## DATA SEGMENT
****
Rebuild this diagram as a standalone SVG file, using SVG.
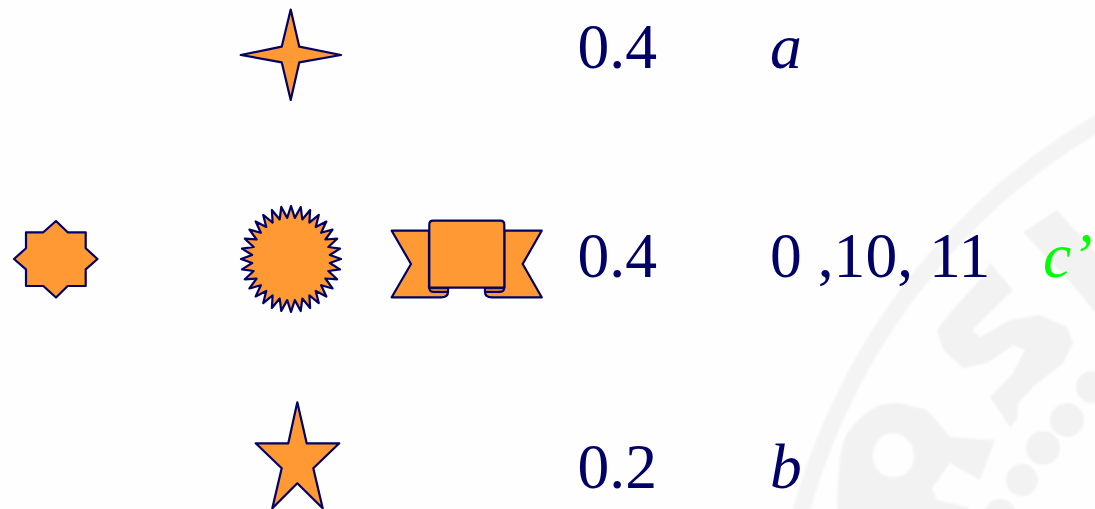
<svg xmlns="http://www.w3.org/2000/svg" width="1095" height="509" viewBox="0 0 1095 509">
<defs><filter id="soft" x="-5%" y="-5%" width="110%" height="110%"><feGaussianBlur stdDeviation="1.2"/></filter></defs>
<style>
.shape{fill:#ff9933;stroke:#000066;stroke-width:2.2;stroke-linejoin:round}
.fold{fill:#cc7a29;stroke:#000066;stroke-width:2;stroke-linejoin:round}
.t{font-family:"Liberation Serif","Times New Roman",serif;font-size:63.6px;fill:#000066}
.i{font-style:italic}
.wf{fill:#f2f2f2}
</style>
<rect width="1095" height="509" fill="#fefefe"/>
<g id="watermark" filter="url(#soft)">
<path fill="none" stroke="#f4f4f4" stroke-width="17" d="M1100,122C1000,180 860,300 800,515"/>
<polygon class="wf" points="1023,232 1057,210 1100,258 1100,318 1070,282"/>
<path class="wf" d="M990,263L1013,290L972,330L980,337L1010,320L1040,315L1067,327L1073,343L1063,363L1033,387L1018,403L1017,420L1010,427L990,397L1013,373L1025,350L1013,345L987,363L963,368L943,350L937,330L950,313L980,280Z"/>
<path class="wf" fill-rule="evenodd" d="M837,515C838,470 840,440 850,430C865,410 880,402 900,403L927,410L950,437L995,440L980,480L950,463L932,488L937,500L967,507L975,515ZM893,433C880,433 873,445 873,456C873,468 880,477 893,477C906,477 914,468 914,456C914,445 906,433 893,433Z"/>
<circle class="wf" cx="1067" cy="420" r="17"/>
<circle class="wf" cx="1043" cy="448" r="17"/>
<circle class="wf" cx="1022" cy="480" r="16"/>
<circle class="wf" cx="1092" cy="387" r="16"/>
<circle class="wf" cx="1000" cy="515" r="16"/>
</g>
<g id="star-8"><polygon class="shape" points="56,221 67.7,232.3 85.7,232.3 85.7,248.3 97.5,259 85.7,269.3 85.7,286 67.7,286 56,297.5 43.3,286 26,286 26,269.3 14,259 26,248.3 26,232.3 43.3,232.3"/></g>
<g id="star-4"><polygon class="shape" points="290.7,9.5 299.3,46.7 341,55 299.3,62.3 290.7,100 281.7,62.3 240.7,55 281.7,46.7"/></g>
<g id="star-5"><polygon class="shape" points="297.3,402.3 306.7,443.3 339.3,443.3 313.3,468.3 322.7,508.3 297.3,483.3 272.3,508.3 281.7,468.3 255.7,443.3 288.3,443.3"/></g>
<g id="star-32"><polygon class="shape" vector-effect="non-scaling-stroke" transform="translate(291 259) scale(1 1.06)" points="50,0 38.81,-3.82 49.04,-9.75 37.32,-11.32 46.19,-19.13 34.39,-18.38 41.57,-27.78 30.15,-24.74 35.36,-35.36 24.74,-30.15 27.78,-41.57 18.38,-34.39 19.13,-46.19 11.32,-37.32 9.75,-49.04 3.82,-38.81 0,-50 -3.82,-38.81 -9.75,-49.04 -11.32,-37.32 -19.13,-46.19 -18.38,-34.39 -27.78,-41.57 -24.74,-30.15 -35.36,-35.36 -30.15,-24.74 -41.57,-27.78 -34.39,-18.38 -46.19,-19.13 -37.32,-11.32 -49.04,-9.75 -38.81,-3.82 -50,0 -38.81,3.82 -49.04,9.75 -37.32,11.32 -46.19,19.13 -34.39,18.38 -41.57,27.78 -30.15,24.74 -35.36,35.36 -24.74,30.15 -27.78,41.57 -18.38,34.39 -19.13,46.19 -11.32,37.32 -9.75,49.04 -3.82,38.81 0,50 3.82,38.81 9.75,49.04 11.32,37.32 19.13,46.19 18.38,34.39 27.78,41.57 24.74,30.15 35.36,35.36 30.15,24.74 41.57,27.78 34.39,18.38 46.19,19.13 37.32,11.32 49.04,9.75 38.81,3.82"/></g>
<g id="ribbon">
<path class="shape" d="M429,230.7H391.7L411,264L391.7,297.3H441Q448,297.3 448,292V287.7H429Z"/>
<path class="shape" d="M504.3,230.7H541.7L522.7,264L541.7,297.3H492Q485,297.3 485,292V287.7H504.3Z"/>
<path class="fold" d="M429.3,287.7Q429.3,292 434,292H448V287.7Z"/>
<path class="fold" d="M504.3,287.7Q504.3,292 499,292H485V287.7Z"/>
<path class="shape" d="M433,220.7H500.3Q504.3,220.7 504.3,224.7V287.7H429.3V224.7Q429.3,220.7 433,220.7Z"/>
</g>
<g id="labels">
<text class="t" x="577.5" y="68">0.4</text>
<text class="t i" x="770" y="68">a</text>
<text class="t" x="577.5" y="277">0.4</text>
<text class="t" x="770" y="277" xml:space="preserve">0 ,10, 11</text>
<text class="t i" x="1043" y="277" style="fill:#00ff00">c’</text>
<text class="t" x="577.5" y="488">0.2</text>
<text class="t i" x="770" y="488">b</text>
</g>
</svg>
****
Leave the images out, please, and restate each line word for word.

## SOLVED EXERCISE
Rebuild this diagram as a standalone SVG file, using SVG.
<svg xmlns="http://www.w3.org/2000/svg" width="1095" height="509" viewBox="0 0 1095 509">
<defs><filter id="soft" x="-5%" y="-5%" width="110%" height="110%"><feGaussianBlur stdDeviation="1.2"/></filter></defs>
<style>
.shape{fill:#ff9933;stroke:#000066;stroke-width:2.2;stroke-linejoin:round}
.fold{fill:#cc7a29;stroke:#000066;stroke-width:2;stroke-linejoin:round}
.t{font-family:"Liberation Serif","Times New Roman",serif;font-size:63.6px;fill:#000066}
.i{font-style:italic}
.wf{fill:#f2f2f2}
</style>
<rect width="1095" height="509" fill="#fefefe"/>
<g id="watermark" filter="url(#soft)">
<path fill="none" stroke="#f4f4f4" stroke-width="17" d="M1100,122C1000,180 860,300 800,515"/>
<polygon class="wf" points="1023,232 1057,210 1100,258 1100,318 1070,282"/>
<path class="wf" d="M990,263L1013,290L972,330L980,337L1010,320L1040,315L1067,327L1073,343L1063,363L1033,387L1018,403L1017,420L1010,427L990,397L1013,373L1025,350L1013,345L987,363L963,368L943,350L937,330L950,313L980,280Z"/>
<path class="wf" fill-rule="evenodd" d="M837,515C838,470 840,440 850,430C865,410 880,402 900,403L927,410L950,437L995,440L980,480L950,463L932,488L937,500L967,507L975,515ZM893,433C880,433 873,445 873,456C873,468 880,477 893,477C906,477 914,468 914,456C914,445 906,433 893,433Z"/>
<circle class="wf" cx="1067" cy="420" r="17"/>
<circle class="wf" cx="1043" cy="448" r="17"/>
<circle class="wf" cx="1022" cy="480" r="16"/>
<circle class="wf" cx="1092" cy="387" r="16"/>
<circle class="wf" cx="1000" cy="515" r="16"/>
</g>
<g id="star-8"><polygon class="shape" points="56,221 67.7,232.3 85.7,232.3 85.7,248.3 97.5,259 85.7,269.3 85.7,286 67.7,286 56,297.5 43.3,286 26,286 26,269.3 14,259 26,248.3 26,232.3 43.3,232.3"/></g>
<g id="star-4"><polygon class="shape" points="290.7,9.5 299.3,46.7 341,55 299.3,62.3 290.7,100 281.7,62.3 240.7,55 281.7,46.7"/></g>
<g id="star-5"><polygon class="shape" points="297.3,402.3 306.7,443.3 339.3,443.3 313.3,468.3 322.7,508.3 297.3,483.3 272.3,508.3 281.7,468.3 255.7,443.3 288.3,443.3"/></g>
<g id="star-32"><polygon class="shape" vector-effect="non-scaling-stroke" transform="translate(291 259) scale(1 1.06)" points="50,0 38.81,-3.82 49.04,-9.75 37.32,-11.32 46.19,-19.13 34.39,-18.38 41.57,-27.78 30.15,-24.74 35.36,-35.36 24.74,-30.15 27.78,-41.57 18.38,-34.39 19.13,-46.19 11.32,-37.32 9.75,-49.04 3.82,-38.81 0,-50 -3.82,-38.81 -9.75,-49.04 -11.32,-37.32 -19.13,-46.19 -18.38,-34.39 -27.78,-41.57 -24.74,-30.15 -35.36,-35.36 -30.15,-24.74 -41.57,-27.78 -34.39,-18.38 -46.19,-19.13 -37.32,-11.32 -49.04,-9.75 -38.81,-3.82 -50,0 -38.81,3.82 -49.04,9.75 -37.32,11.32 -46.19,19.13 -34.39,18.38 -41.57,27.78 -30.15,24.74 -35.36,35.36 -24.74,30.15 -27.78,41.57 -18.38,34.39 -19.13,46.19 -11.32,37.32 -9.75,49.04 -3.82,38.81 0,50 3.82,38.81 9.75,49.04 11.32,37.32 19.13,46.19 18.38,34.39 27.78,41.57 24.74,30.15 35.36,35.36 30.15,24.74 41.57,27.78 34.39,18.38 46.19,19.13 37.32,11.32 49.04,9.75 38.81,3.82"/></g>
<g id="ribbon">
<path class="shape" d="M429,230.7H391.7L411,264L391.7,297.3H441Q448,297.3 448,292V287.7H429Z"/>
<path class="shape" d="M504.3,230.7H541.7L522.7,264L541.7,297.3H492Q485,297.3 485,292V287.7H504.3Z"/>
<path class="fold" d="M429.3,287.7Q429.3,292 434,292H448V287.7Z"/>
<path class="fold" d="M504.3,287.7Q504.3,292 499,292H485V287.7Z"/>
<path class="shape" d="M433,220.7H500.3Q504.3,220.7 504.3,224.7V287.7H429.3V224.7Q429.3,220.7 433,220.7Z"/>
</g>
<g id="labels">
<text class="t" x="577.5" y="68">0.4</text>
<text class="t i" x="770" y="68">a</text>
<text class="t" x="577.5" y="277">0.4</text>
<text class="t" x="770" y="277" xml:space="preserve">0 ,10, 11</text>
<text class="t i" x="1043" y="277" style="fill:#00ff00">c’</text>
<text class="t" x="577.5" y="488">0.2</text>
<text class="t i" x="770" y="488">b</text>
</g>
</svg>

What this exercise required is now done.